The exercise: Don't copy the pictures; return every other part of the records exactly.

Excerpted records:
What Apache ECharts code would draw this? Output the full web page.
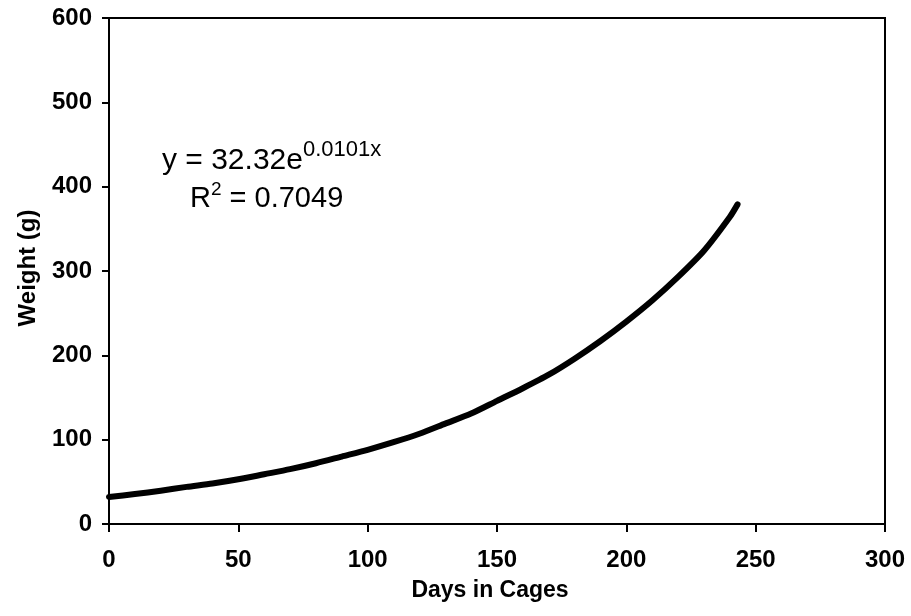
<!DOCTYPE html>
<html>
<head>
<meta charset="utf-8">
<script src="https://cdn.jsdelivr.net/npm/echarts@6/dist/echarts.min.js"></script>
<style>
  html, body { margin: 0; padding: 0; background: #fff; }
  #chart { width: 911px; height: 616px; }
</style>
</head>
<body>
<div id="chart"></div>
<script>
// Exponential growth trend of body weight over time in cages
const days = [0, 10, 20, 30, 40, 50, 60, 70, 80, 90, 100, 110, 120, 130, 140, 150, 160, 170, 180, 190, 200, 210, 220, 230, 240, 243];
const weights = [32, 35.5, 39.5, 44, 48, 53, 59, 65, 72, 80, 88, 97, 107, 119, 131, 146, 161, 177, 196, 217, 240, 265, 293, 324, 364, 379];
const xTicks = [0, 50, 100, 150, 200, 250, 300];
const yTicks = [0, 100, 200, 300, 400, 500, 600];
const equationText = 'y = 32.32e';
const exponentText = '0.0101x';
const r2Text = ' = 0.7049';

const FONT = "'Liberation Sans', Arial, Helvetica, sans-serif";

const chart = echarts.init(document.getElementById('chart'), null, { renderer: 'canvas' });

const option = {
  backgroundColor: '#ffffff',
  animation: false,
  grid: {
    left: 109, top: 18, right: 26, bottom: 92,
    show: true, borderColor: '#000', borderWidth: 2, backgroundColor: 'transparent'
  },
  xAxis: {
    type: 'value',
    min: xTicks[0], max: xTicks[xTicks.length - 1], interval: xTicks[1] - xTicks[0],
    axisLine: { show: true, lineStyle: { color: '#000', width: 2 } },
    axisTick: { show: true, inside: false, length: 8, lineStyle: { color: '#000', width: 2 } },
    splitLine: { show: false },
    axisLabel: { color: '#000', fontFamily: FONT, fontWeight: 'bold', fontSize: 24, margin: 24 }
  },
  yAxis: {
    type: 'value',
    min: yTicks[0], max: yTicks[yTicks.length - 1], interval: yTicks[1] - yTicks[0],
    axisLine: { show: true, lineStyle: { color: '#000', width: 2 } },
    axisTick: { show: true, inside: false, length: 7, lineStyle: { color: '#000', width: 2 } },
    splitLine: { show: false },
    axisLabel: { color: '#000', fontFamily: FONT, fontWeight: 'bold', fontSize: 24, margin: 17 }
  },
  series: [{
    type: 'line',
    data: days.map((d, i) => [d, weights[i]]),
    smooth: 0.25,
    symbol: 'none',
    lineStyle: { color: '#000', width: 6, cap: 'round', join: 'round' }
  }],
  graphic: [
    {
      type: 'text', left: 162, top: 139,
      style: {
        text: '{m|' + equationText + '}{s|' + exponentText + '}',
        rich: {
          m: { fontFamily: FONT, fontSize: 30, fill: '#000', verticalAlign: 'bottom' },
          s: { fontFamily: FONT, fontSize: 22, fill: '#000', padding: [0, 0, 15, 0], verticalAlign: 'bottom' }
        }
      }
    },
    {
      type: 'text', left: 190, top: 180,
      style: {
        text: '{m|R}{s|2}{m|' + r2Text + '}',
        rich: {
          m: { fontFamily: FONT, fontSize: 29, fill: '#000', verticalAlign: 'bottom' },
          s: { fontFamily: FONT, fontSize: 19, fill: '#000', padding: [0, 0, 14, 0], verticalAlign: 'bottom' }
        }
      }
    },
    {
      type: 'text', x: 28, y: 268, rotation: Math.PI / 2,
      style: {
        text: 'Weight (g)', fontFamily: FONT, fontWeight: 'bold', fontSize: 24,
        fill: '#000', align: 'center', verticalAlign: 'middle'
      }
    },
    {
      type: 'text', x: 490, y: 591,
      style: {
        text: 'Days in Cages', fontFamily: FONT, fontWeight: 'bold', fontSize: 23,
        fill: '#000', align: 'center', verticalAlign: 'middle'
      }
    },
    {
      type: 'rect', shape: { x: 571, y: 570, width: 60, height: 40 },
      style: { fill: '#ffffff' }, z: 200
    }
  ]
};

chart.setOption(option);
</script>
</body>
</html>
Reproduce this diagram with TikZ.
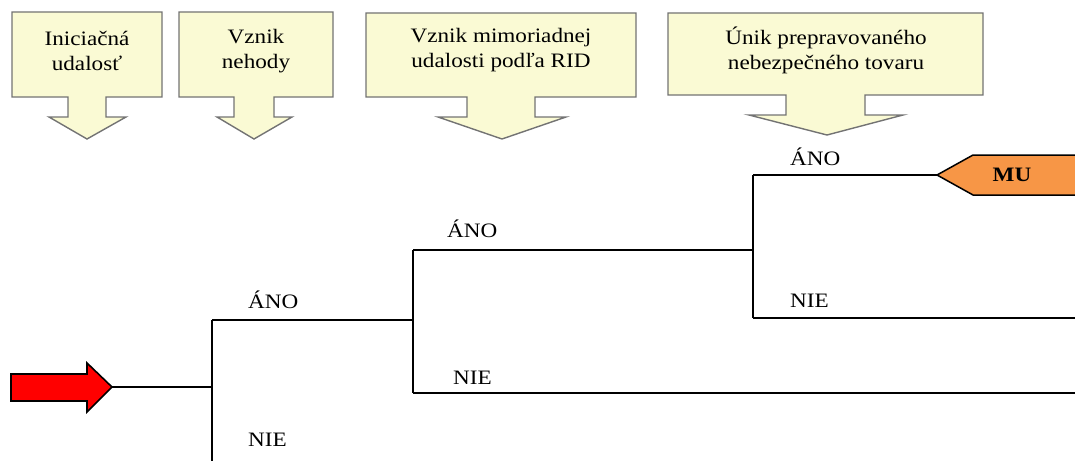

Reply:
What Apache ECharts code would draw this? Output the full web page.
<!DOCTYPE html>
<html>
<head>
<meta charset="utf-8">
<script src="https://cdn.jsdelivr.net/npm/echarts@6/dist/echarts.min.js"></script>
<style>
  html, body { margin: 0; padding: 0; background: #fff; }
  #chart { width: 911px; height: 616px; }
</style>
</head>
<body>
<div id="chart"></div>
<script>
// Exponential growth trend of body weight over time in cages
const days = [0, 10, 20, 30, 40, 50, 60, 70, 80, 90, 100, 110, 120, 130, 140, 150, 160, 170, 180, 190, 200, 210, 220, 230, 240, 243];
const weights = [32, 35.5, 39.5, 44, 48, 53, 59, 65, 72, 80, 88, 97, 107, 119, 131, 146, 161, 177, 196, 217, 240, 265, 293, 324, 364, 379];
const xTicks = [0, 50, 100, 150, 200, 250, 300];
const yTicks = [0, 100, 200, 300, 400, 500, 600];
const equationText = 'y = 32.32e';
const exponentText = '0.0101x';
const r2Text = ' = 0.7049';

const FONT = "'Liberation Sans', Arial, Helvetica, sans-serif";

const chart = echarts.init(document.getElementById('chart'), null, { renderer: 'canvas' });

const option = {
  backgroundColor: '#ffffff',
  animation: false,
  grid: {
    left: 109, top: 18, right: 26, bottom: 92,
    show: true, borderColor: '#000', borderWidth: 2, backgroundColor: 'transparent'
  },
  xAxis: {
    type: 'value',
    min: xTicks[0], max: xTicks[xTicks.length - 1], interval: xTicks[1] - xTicks[0],
    axisLine: { show: true, lineStyle: { color: '#000', width: 2 } },
    axisTick: { show: true, inside: false, length: 8, lineStyle: { color: '#000', width: 2 } },
    splitLine: { show: false },
    axisLabel: { color: '#000', fontFamily: FONT, fontWeight: 'bold', fontSize: 24, margin: 24 }
  },
  yAxis: {
    type: 'value',
    min: yTicks[0], max: yTicks[yTicks.length - 1], interval: yTicks[1] - yTicks[0],
    axisLine: { show: true, lineStyle: { color: '#000', width: 2 } },
    axisTick: { show: true, inside: false, length: 7, lineStyle: { color: '#000', width: 2 } },
    splitLine: { show: false },
    axisLabel: { color: '#000', fontFamily: FONT, fontWeight: 'bold', fontSize: 24, margin: 17 }
  },
  series: [{
    type: 'line',
    data: days.map((d, i) => [d, weights[i]]),
    smooth: 0.25,
    symbol: 'none',
    lineStyle: { color: '#000', width: 6, cap: 'round', join: 'round' }
  }],
  graphic: [
    {
      type: 'text', left: 162, top: 139,
      style: {
        text: '{m|' + equationText + '}{s|' + exponentText + '}',
        rich: {
          m: { fontFamily: FONT, fontSize: 30, fill: '#000', verticalAlign: 'bottom' },
          s: { fontFamily: FONT, fontSize: 22, fill: '#000', padding: [0, 0, 15, 0], verticalAlign: 'bottom' }
        }
      }
    },
    {
      type: 'text', left: 190, top: 180,
      style: {
        text: '{m|R}{s|2}{m|' + r2Text + '}',
        rich: {
          m: { fontFamily: FONT, fontSize: 29, fill: '#000', verticalAlign: 'bottom' },
          s: { fontFamily: FONT, fontSize: 19, fill: '#000', padding: [0, 0, 14, 0], verticalAlign: 'bottom' }
        }
      }
    },
    {
      type: 'text', x: 28, y: 268, rotation: Math.PI / 2,
      style: {
        text: 'Weight (g)', fontFamily: FONT, fontWeight: 'bold', fontSize: 24,
        fill: '#000', align: 'center', verticalAlign: 'middle'
      }
    },
    {
      type: 'text', x: 490, y: 591,
      style: {
        text: 'Days in Cages', fontFamily: FONT, fontWeight: 'bold', fontSize: 23,
        fill: '#000', align: 'center', verticalAlign: 'middle'
      }
    },
    {
      type: 'rect', shape: { x: 571, y: 570, width: 60, height: 40 },
      style: { fill: '#ffffff' }, z: 200
    }
  ]
};

chart.setOption(option);
</script>
</body>
</html>
Reproduce this diagram with TikZ.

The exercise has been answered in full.